» **Prompt**:
Look through the material below and give the number of lines holding "this", with no other words.

» **Supplied entries**:
+++

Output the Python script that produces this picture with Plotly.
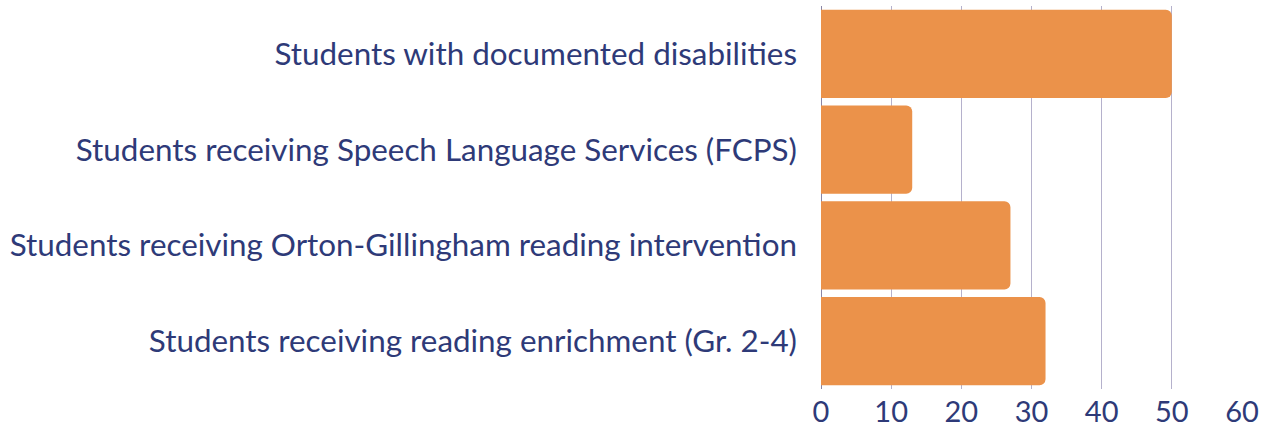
import plotly.graph_objects as go

categories = [
    "Students with documented disabilities",
    "Students receiving Speech Language Services (FCPS)",
    "Students receiving Orton-Gillingham reading intervention",
    "Students receiving reading enrichment (Gr. 2-4)",
]
values = [50, 13, 27, 32]
x_ticks = [0, 10, 20, 30, 40, 50, 60]

text_color = "#2E3A78"
bar_color = "#EB924A"

fig = go.Figure(
    go.Bar(
        x=values,
        y=categories,
        orientation="h",
        marker=dict(color=bar_color, cornerradius=6, line=dict(width=0)),
        hoverinfo="x+y",
    )
)

fig.update_layout(
    width=1266,
    height=429,
    margin=dict(l=821, r=24, t=6, b=40, autoexpand=False),
    paper_bgcolor="white",
    plot_bgcolor="white",
    bargap=0.08,
    showlegend=False,
    font=dict(family="Lato, sans-serif", color=text_color),
)

fig.update_xaxes(
    range=[0, 60],
    tickvals=x_ticks,
    ticktext=[str(t) for t in x_ticks],
    showgrid=True,
    gridcolor="#B5B1CC",
    gridwidth=1,
    zeroline=True,
    zerolinecolor="#8A86A6",
    zerolinewidth=1,
    showline=False,
    tickfont=dict(size=29, color=text_color),
    ticklabelstandoff=3,
    automargin=False,
    fixedrange=True,
)

fig.update_yaxes(
    autorange="reversed",
    showgrid=False,
    showline=False,
    tickfont=dict(size=31.4, color=text_color),
    ticklabelstandoff=23,
    automargin=False,
    fixedrange=True,
)

fig.write_html(
    "out.html",
    config={"displayModeBar": False},
    post_script="document.body.style.margin='0';document.body.style.overflow='hidden';",
)
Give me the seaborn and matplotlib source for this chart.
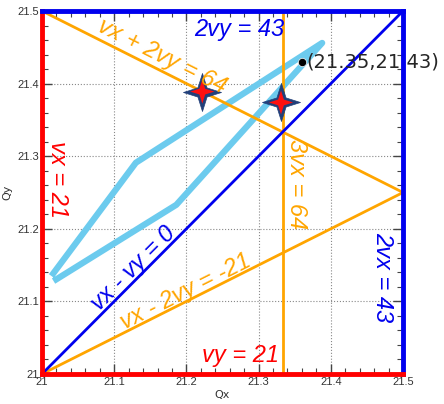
import numpy as np
import pandas as pd
import matplotlib
matplotlib.use("Agg")
import matplotlib.pyplot as plt
from matplotlib.path import Path
import seaborn as sns

# resonance lines (end points on the 21..21.5 tune square)
res_names = ["vx + 2vy = 64", "vx - 2vy = -21", "3vx = 64", "vx - vy = 0"]
res_x0 = [21.0, 21.0, 64 / 3, 21.0]
res_y0 = [21.5, 21.0, 21.0, 21.0]
res_x1 = [21.5, 21.5, 64 / 3, 21.5]
res_y1 = [21.25, 21.25, 21.5, 21.5]
res_colors = ["#ffa500", "#ffa500", "#ffa500", "#0000ee"]

# tune footprint (light blue path)
path_qx = [21.013, 21.13, 21.388, 21.186, 21.016]
path_qy = [21.135, 21.291, 21.456, 21.233, 21.128]

# star markers
star_qx = [21.222, 21.331]
star_qy = [21.389, 21.374]

# working point
wp_qx = [21.36]
wp_qy = [21.43]
wp_label = "(21.35,21.43)"

ticks = [21.0, 21.1, 21.2, 21.3, 21.4, 21.5]
tick_labels = ["21", "21.1", "21.2", "21.3", "21.4", "21.5"]

sns.set_style("ticks")
fig = plt.figure(figsize=(4.44, 4.04), dpi=100)
ax = fig.add_axes([0.0946, 0.0743, 0.8131, 0.8985])

for x0, y0, x1, y1, c in zip(res_x0, res_y0, res_x1, res_y1, res_colors):
    seg = pd.DataFrame({"qx": [x0, x1], "qy": [y0, y1]})
    sns.lineplot(data=seg, x="qx", y="qy", color=c, lw=2.0, sort=False,
                 estimator=None, ax=ax, zorder=3)

fp = pd.DataFrame({"qx": path_qx, "qy": path_qy})
sns.lineplot(data=fp, x="qx", y="qy", color="#6ccbee", lw=4.5, sort=False,
             estimator=None, ax=ax, zorder=2, solid_capstyle="butt")

# 4-pointed star
k = 0.24
star = Path([(0, 1), (k, k), (1, 0), (k, -k), (0, -1), (-k, -k), (-1, 0),
             (-k, k), (0, 1)], closed=True)
st = pd.DataFrame({"qx": star_qx, "qy": star_qy})
sns.scatterplot(data=st, x="qx", y="qy", marker=star, s=750, color="#22407a",
                edgecolor="#22407a", linewidth=0.5, ax=ax, zorder=5)
sns.scatterplot(data=st, x="qx", y="qy", marker=star, s=300, color="#ff1010",
                edgecolor="none", ax=ax, zorder=6)

wp = pd.DataFrame({"qx": wp_qx, "qy": wp_qy})
sns.scatterplot(data=wp, x="qx", y="qy", s=35, color="black", ax=ax, zorder=7)
ax.text(21.366, 21.43, wp_label, fontsize=14, va="center", ha="left",
        clip_on=False, zorder=8)

lab = dict(fontsize=17, style="italic", family="Liberation Sans",
           ha="center", va="center", zorder=9)
ax.text(21.167, 21.437, "vx + 2vy = 64", color="#ffa500", rotation=-26.7, **lab)
ax.text(21.199, 21.114, "vx - 2vy = -21", color="#ffa500", rotation=26.7, **lab)
ax.text(21.352, 21.262, "3vx = 64", color="#ffa500", rotation=-90, **lab)
ax.text(21.126, 21.145, "vx - vy = 0", color="#0000ee", rotation=45, **lab)
ax.text(21.273, 21.474, "2vy = 43", color="#0000ee", **lab)
ax.text(21.472, 21.133, "2vx = 43", color="#0000ee", rotation=-90, **lab)
ax.text(21.022, 21.268, "vx = 21", color="#ff0000", rotation=-90, **lab)
ax.text(21.275, 21.025, "vy = 21", color="#ff0000", **lab)

ax.set_xlim(21.0, 21.5)
ax.set_ylim(21.0, 21.5)
ax.set_xticks(ticks)
ax.set_xticklabels(tick_labels, family="Liberation Sans")
ax.set_yticks(ticks)
ax.set_yticklabels(tick_labels, family="Liberation Sans")
ax.set_xticks(np.arange(21.0, 21.5001, 0.02), minor=True)
ax.set_yticks(np.arange(21.0, 21.5001, 0.02), minor=True)
ax.tick_params(which="both", direction="in", top=True, right=True,
               color="#444444", labelsize=8, labelcolor="#333333", pad=2)
ax.tick_params(which="major", length=7, width=1)
ax.tick_params(which="minor", length=4, width=0.8)
ax.grid(True, which="major", ls=":", color="#888888", lw=0.8)
ax.set_xlabel("Qx", fontsize=8, color="#333333", labelpad=2)
ax.set_ylabel("Qy", fontsize=8, color="#333333", labelpad=4)

for side, c in [("left", "red"), ("bottom", "red"), ("top", "#0000ee"),
                ("right", "#0000ee")]:
    ax.spines[side].set_color(c)
    ax.spines[side].set_linewidth(3.5)
    ax.spines[side].set_zorder(10)

fig.savefig("out.png", dpi=100)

+++

» **Exercise output**:
2